There were nearly 2,000 staff and providers at NHRMC, who sheltered in place during Florence. And 300 hospital employees have since been displaced, he added.
"One of the other lessons learned is to take care of your people, making sure whether it's during the event or after the event, that you're there for your people," Gizdic said. "Health care is a people business; people are our No. 1 asset, and so maintaining that workforce and keeping them together is extremely important for us."
For its part, New Hanover County has established a hurricane recovery office with a team to work on navigating the influx of state and federal money that is coming its way, said New Hanover County Manager Chris Coudriet.
Of those funds, plans are being developed for a "small percentage" of $1.14 billion in state Community Development Block Grant (CDBG) funds, Coudriet said.
“We made a specific ask of the legislature as well as the governor's office to appropriate directly to us community development block grant money so that we can put that quickly into play in our community and help rebuild the housing stock that we have lost,” Coudriet said.
Housing has become a big challenge for New Hanover County post-storm, Coudriet said. And the county would like to use the CDBG funds to focus on both its housing and building a more resilient infrastructure, he said.
Coudriet also highlighted the need to revisit the county’s shelter policy and the schools utilized for those shelters. The county is also re-examining the use of auxiliary generators to keep things like the county’s emergency center running through multiple days without power. And perhaps contracting that out.
Michael Olender, manager of outreach and advocacy at AARP North Carolina, said that the organization was able to, at the state office level, get information out to members during and after the storm through telecommunications.
And post-storm, the group was able to reach out to notify members of charity fraud.

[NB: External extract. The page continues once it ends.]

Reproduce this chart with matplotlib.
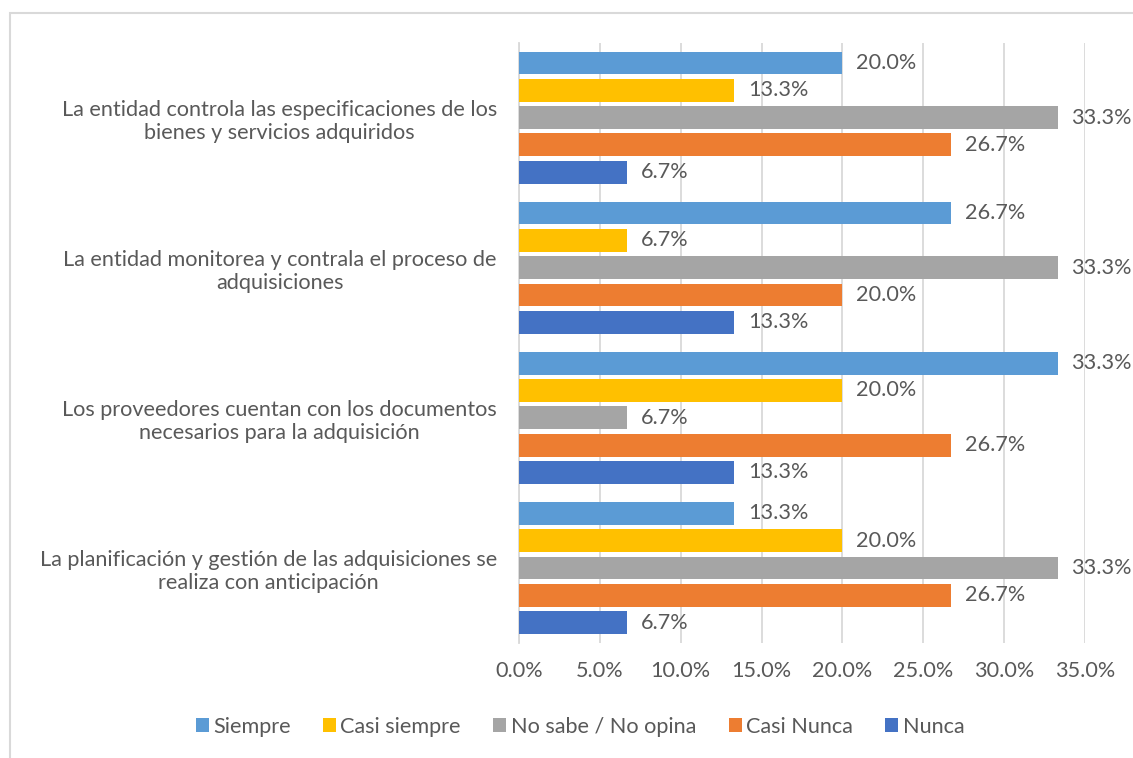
import matplotlib
matplotlib.use("Agg")
import matplotlib.pyplot as plt
from matplotlib.patches import Rectangle
import numpy as np

plt.rcParams['font.family'] = ['Lato', 'DejaVu Sans']

categories = [
    "La entidad controla las especificaciones de los\nbienes y servicios adquiridos",
    "La entidad monitorea y contrala el proceso de\nadquisiciones",
    "Los proveedores cuentan con los documentos\nnecesarios para la adquisición",
    "La planificación y gestión de las adquisiciones se\nrealiza con anticipación",
]
series_names = ["Siempre", "Casi siempre", "No sabe / No opina", "Casi Nunca", "Nunca"]
siempre = [20.0, 26.7, 33.3, 13.3]
casi_siempre = [13.3, 6.7, 20.0, 20.0]
no_sabe = [33.3, 33.3, 6.7, 33.3]
casi_nunca = [26.7, 20.0, 26.7, 26.7]
nunca = [6.7, 13.3, 13.3, 6.7]
series_values = [siempre, casi_siempre, no_sabe, casi_nunca, nunca]
colors = ["#5B9BD5", "#FFC000", "#A5A5A5", "#ED7D31", "#4472C4"]
xticks = [0, 5, 10, 15, 20, 25, 30, 35]

W, H = 1133, 758
fig = plt.figure(figsize=(W / 100, H / 100), dpi=100)
ax = fig.add_axes([519 / W, 1 - 643 / H, (1085 - 519) / W, (643 - 42.5) / H])

text_color = "#595959"
fs = 15.6
pitch = 0.182
height = 0.152
ypos = np.arange(len(categories))
for j, (name, vals, c) in enumerate(zip(series_names, series_values, colors)):
    y = ypos + (j - 2) * pitch
    ax.barh(y, vals, height=height, color=c, label=name, zorder=3)
    for yy, v in zip(y, vals):
        ax.annotate(f"{v:.1f}%", (v, yy), xytext=(14, 0), textcoords="offset pixels",
                    ha="left", va="center", fontsize=fs, color=text_color)

ax.set_xlim(0, 35)
ax.set_ylim(3.5, -0.5)
ax.set_xticks(xticks)
ax.set_xticklabels([f"{t:.1f}%" for t in xticks], fontsize=fs, color=text_color)
ax.set_yticks(ypos)
ax.set_yticklabels(categories, fontsize=fs, color=text_color, multialignment="center",
                   linespacing=1.2)
ax.tick_params(axis="both", length=0)
ax.tick_params(axis="x", pad=13)
ax.tick_params(axis="y", pad=16)
ax.grid(axis="x", color="#D9D9D9", linewidth=1.3, zorder=0)
for s in ["top", "right", "bottom"]:
    ax.spines[s].set_visible(False)
ax.spines["left"].set_color("#D9D9D9")
ax.spines["left"].set_linewidth(1.3)

handles, labels = ax.get_legend_handles_labels()
fig.legend(handles, labels, loc="center", bbox_to_anchor=(580 / W, 1 - 727 / H), ncol=5,
           frameon=False, fontsize=fs, labelcolor=text_color, handlelength=0.6,
           handleheight=0.6, handletextpad=0.2, columnspacing=1.5)

fig.patches.append(Rectangle((10.5 / W, -0.1), 1.2, 1 - 13.5 / H + 0.1, transform=fig.transFigure,
                             fill=False, edgecolor="#D9D9D9", linewidth=1.5))

fig.savefig("out.png", dpi=100, facecolor="white")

A lesson learned: more resources are needed at the state level during a disaster to support those calls and a long-term strategy to become a part of the network of support post-storm, Olender said.
"We need to think much more long-term because you know, these storms, the last two major storms we've had -- Matthew and Florence -- these are supposed to be 500 years apart and they're not," he said.
During his economic outlook talk, Jones said that prior to the storm, the economy was moving toward a stable growth rate.
Unemployment continues to go down and although the region isn’t seeing the same growth in wages, with most being from new hires, that could pick up as pressure is put on employers to keep their talent, Jones said.
“We're back to what you might call full employment in this region, just in time to be thrown off track again,” Jones said.
The property damage, business disruption and outside perception of the area after Florence have all impacted the regional economy, Jones said.
In business disruption, economists at UNCW have found that lower-category storms tend to disrupt business “on the order of about 1 percent of Gross Domestic Product," Jones said.
"This storm was particularly bad, with a longer disruption. So you're probably talking about 2 percent -- that's a sizable hit when you're thinking ... '4 percent growth is a lot, and then we lost about 2 percent of it?' That's a strong hit to the region," he added.
Going forward, Jones said home prices will continue to rise. There will be a little bit of a bump, however, from the constraint on the supply over the next year, until inventory comes back online from the storm. And with that, the area is also expected to see construction employment increase.
The region can also expect to see GDP increase, he said, meaning economic activity and spending will increase.
"But I want to put out a big word of caution here that is not necessarily a good thing. Be aware of what we refer to as the broken window fallacy. Yes, there's a lot of spending going on, but replacing drywall in my living room is not what I want to be spending it on," Jones said. "The numbers look good. My quality of life doesn't quite match those numbers. So that's the caution here."